Development and Evaluation of Ni–Cu–Pt Monolithic Catalysts for Improved Ethanol Autothermal Reforming and Hydrogen Production

Abstract

This study investigates the development and characterization of Ni-based catalytic monoliths for ethanol reforming, focusing on the effects of incorporating Cu and Pt as promoters. Al₂O₃ monoliths were coated with α-Al₂O₃ and impregnated with Ni, Cu, and Pt by using a wet impregnation method.

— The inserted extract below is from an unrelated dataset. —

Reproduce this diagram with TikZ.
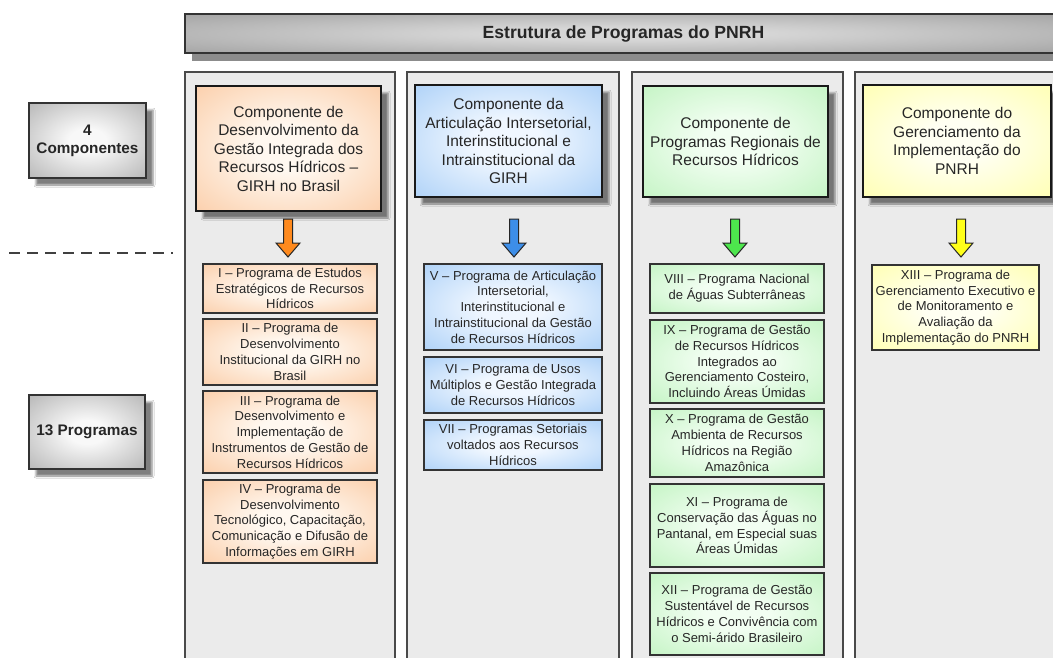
\documentclass[tikz,border=0pt]{standalone}
\usepackage{fontspec}
\setmainfont{Liberation Sans}
\usetikzlibrary{shadows.blur}
\definecolor{txtc}{HTML}{262626}
\definecolor{orC}{HTML}{FFF8F0}
\definecolor{orE}{HTML}{F8AE74}
\definecolor{blC}{HTML}{F0F7FF}
\definecolor{blE}{HTML}{7AB4F2}
\definecolor{grC}{HTML}{F2FEF2}
\definecolor{grE}{HTML}{A0ECA0}
\definecolor{yeC}{HTML}{FFFFF2}
\definecolor{yeE}{HTML}{FFFF82}
\definecolor{gyC}{HTML}{F8F8F8}
\definecolor{gyE}{HTML}{888888}
\definecolor{tiC}{HTML}{D6D6D6}
\definecolor{tiE}{HTML}{8A8A8A}
\definecolor{colF}{HTML}{EBEBEB}
\definecolor{colB}{HTML}{4A4A4A}
\definecolor{arO}{HTML}{FF8A1E}
\definecolor{arB}{HTML}{3D8EE8}
\definecolor{arG}{HTML}{4DE64D}
\definecolor{arY}{HTML}{FFFF1A}
\pgfdeclareradialshading{shO}{\pgfpoint{0bp}{0bp}}{color(0bp)=(orC); color(9bp)=(orC); color(58bp)=(orE); color(80bp)=(orE)}
\pgfdeclareradialshading{shB}{\pgfpoint{0bp}{0bp}}{color(0bp)=(blC); color(9bp)=(blC); color(58bp)=(blE); color(80bp)=(blE)}
\pgfdeclareradialshading{shG}{\pgfpoint{0bp}{0bp}}{color(0bp)=(grC); color(9bp)=(grC); color(58bp)=(grE); color(80bp)=(grE)}
\pgfdeclareradialshading{shY}{\pgfpoint{0bp}{0bp}}{color(0bp)=(yeC); color(9bp)=(yeC); color(58bp)=(yeE); color(80bp)=(yeE)}
\pgfdeclareradialshading{shGy}{\pgfpoint{0bp}{0bp}}{color(0bp)=(gyC); color(8bp)=(gyC); color(56bp)=(gyE); color(80bp)=(gyE)}
\pgfdeclareradialshading{shT}{\pgfpoint{0bp}{0bp}}{color(0bp)=(tiC); color(8bp)=(tiC); color(50bp)=(tiE); color(75bp)=(tiE)}
\tikzset{
  boxshadow/.style={blur shadow={shadow xshift=7pt, shadow yshift=-7pt, shadow blur radius=2pt, shadow opacity=50}},
  colbox/.style={draw=colB, line width=1.3pt, fill=colF, anchor=north west, outer sep=0pt, inner sep=0pt, minimum width=#1, minimum height=660},
  comp/.style={draw=black!90, line width=2.2pt, shading=#1, boxshadow, text=txtc, align=center, inner sep=0pt, outer sep=0pt,
    font=\fontsize{15.5}{18.5}\selectfont},
  prog/.style={draw=black!80, line width=1.5pt, shading=#1, text=txtc, align=center, inner sep=0pt, outer sep=0pt,
    anchor=north west, font=\fontsize{13}{15.8}\selectfont},
  lbl/.style={draw=black!80, line width=2pt, shading=shGy, boxshadow, text=txtc, align=center, inner sep=0pt,
    font=\fontsize{15.3}{18}\selectfont\bfseries},
  blockarrow/.style={draw=black!85, line width=1pt, fill=#1, line join=miter},
  sep/.style={draw=black!75, line width=1.5pt, dash pattern=on 11pt off 7pt},
}
\newcommand{\barrow}[2]{\path[blockarrow=#2, shift={(#1)}] (-4.5,0) -- (4.5,0) -- (4.5,24) -- (12,24) -- (0,38) -- (-12,24) -- (-4.5,24) -- cycle;}
\begin{document}
\begin{tikzpicture}[x=1pt,y=-1pt]
\useasboundingbox (0,0) rectangle (1053,657);
\clip (0,0) rectangle (1053,657);
\fill[white] (0,0) rectangle (1053,657);
% title bar
\node[draw=black!80, line width=2pt, shading=shT, anchor=north west, minimum width=877, minimum height=39, inner sep=0pt,
  drop shadow={shadow xshift=7pt, shadow yshift=-8pt, fill=black!45, opacity=1}] (title) at (184,13) {};
\node[text=black!85, font=\fontsize{17.6}{20}\selectfont\bfseries, inner sep=0pt] (titletext) at (title.center) {Estrutura de Programas do PNRH};
% columns
\node[colbox=210] (col1) at (185,72) {};
\node[colbox=212] (col2) at (407,72) {};
\node[colbox=211] (col3) at (632,72) {};
\node[colbox=212] (col4) at (855,72) {};
% left labels
\node[lbl, minimum width=117, minimum height=75] (lab1) at (87.5,140.5) {4\\Componentes};
\node[lbl, minimum width=116, minimum height=74] (lab2) at (87,432) {13 Programas};
\coordinate (d1) at (9,253);
\coordinate (d2) at (173,253);
\draw[sep] (d1) -- (d2);
% components
\node[comp=shO, minimum width=185, minimum height=125] (c1) at (288.5,148.5) {Componente de\\Desenvolvimento da\\Gestão Integrada dos\\Recursos Hídricos –\\GIRH no Brasil};
\node[comp=shB, minimum width=187, minimum height=112] (c2) at (508.5,141) {Componente da\\Articulação Intersetorial,\\Interinstitucional e\\Intrainstitucional da\\GIRH};
\node[comp=shG, minimum width=185, minimum height=111] (c3) at (735.5,141.5) {Componente de\\Programas Regionais de\\Recursos Hídricos};
\node[comp=shY, minimum width=188, minimum height=112] (c4) at (957,141) {Componente do\\Gerenciamento da\\Implementação do\\PNRH};
% arrows
\coordinate (a1) at (288,219);
\coordinate (a2) at (514,219);
\coordinate (a3) at (735,219);
\coordinate (a4) at (961,219);
\barrow{a1}{arO}
\barrow{a2}{arB}
\barrow{a3}{arG}
\barrow{a4}{arY}
% programs
\node[prog=shO, minimum width=174, minimum height=49] (p1) at (203,264) {I – Programa de Estudos\\Estratégicos de Recursos\\Hídricos};
\node[prog=shO, minimum width=174, minimum height=66] (p2) at (203,319) {II – Programa de\\Desenvolvimento\\Institucional da GIRH no\\Brasil};
\node[prog=shO, minimum width=174, minimum height=82] (p3) at (203,391) {III – Programa de\\Desenvolvimento e\\Implementação de\\Instrumentos de Gestão de\\Recursos Hídricos};
\node[prog=shO, minimum width=174, minimum height=83] (p4) at (203,480) {IV – Programa de\\Desenvolvimento\\Tecnológico, Capacitação,\\Comunicação e Difusão de\\Informações em GIRH};
\node[prog=shB, minimum width=178, minimum height=86] (p5) at (424,264) {V – Programa de Articulação\\Intersetorial,\\Interinstitucional e\\Intrainstitucional da Gestão\\de Recursos Hídricos};
\node[prog=shB, minimum width=178, minimum height=56] (p6) at (424,357) {VI – Programa de Usos\\Múltiplos e Gestão Integrada\\de Recursos Hídricos};
\node[prog=shB, minimum width=178, minimum height=50] (p7) at (424,420) {VII – Programas Setoriais\\voltados aos Recursos\\Hídricos};
\node[prog=shG, minimum width=174, minimum height=49] (p8) at (650,264) {VIII – Programa Nacional\\de Águas Subterrâneas};
\node[prog=shG, minimum width=174, minimum height=83] (p9) at (650,320) {IX – Programa de Gestão\\de Recursos Hídricos\\Integrados ao\\Gerenciamento Costeiro,\\Incluindo Áreas Úmidas};
\node[prog=shG, minimum width=174, minimum height=68] (p10) at (650,409) {X – Programa de Gestão\\Ambienta de Recursos\\Hídricos na Região\\Amazônica};
\node[prog=shG, minimum width=174, minimum height=83] (p11) at (650,484) {XI – Programa de\\Conservação das Águas no\\Pantanal, em Especial suas\\Áreas Úmidas};
\node[prog=shG, minimum width=174, minimum height=82] (p12) at (650,573) {XII – Programa de Gestão\\Sustentável de Recursos\\Hídricos e Convivência com\\o Semi-árido Brasileiro};
\node[prog=shY, minimum width=167, minimum height=85] (p13) at (872,265) {XIII – Programa de\\Gerenciamento Executivo e\\de Monitoramento e\\Avaliação da\\Implementação do PNRH};
\end{tikzpicture}
\end{document}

The catalysts were characterized by field-emission scanning electron microscopy (FESEM), energy-dispersive spectroscopy (EDS), X-ray diffraction (XRD), X-ray photoelectron spectroscopy (XPS), and temperature-programmed reduction (TPR). The multitechnique characterization results revealed differences between the monometallic Ni/α-Al₂O₃ catalyst and the trimetallic Ni-Cu-Pt/α-Al₂O₃ catalyst. A unique flower-like structure was identified in the trimetallic catalyst, formed due to acid leaching during the Pt impregnation step. The metal impregnation process did not alter the crystalline structure of the Al₂O₃ substrate with both catalysts primarily exhibiting oxide phases. The Ni-Cu-Pt/α-Al₂O₃ catalyst has surface concentrations of Cu and Pt around 1.3% or lower, while Ni concentration exceeds 4.8%, confirming the presence of all three metals at the catalyst surface, despite the acid leaching caused by the Pt impregnation. TPR analysis indicated complex metal-support interactions in the trimetallic catalyst, with distinct reduction peaks compared with the monometallic Ni/α-Al₂O₃ catalyst. Catalytic evaluation revealed that the trimetallic catalyst achieved similar ethanol conversion in comparison with the monometallic Ni/α-Al₂O₃ catalyst but exhibited lower hydrogen selectivity due to reduced C–C bond breaking, likely influenced by the presence of Cu. These findings highlight the potential and challenges of using trimetallic catalysts in ethanol reforming, with implications for optimizing catalyst composition and reaction conditions for hydrogen production.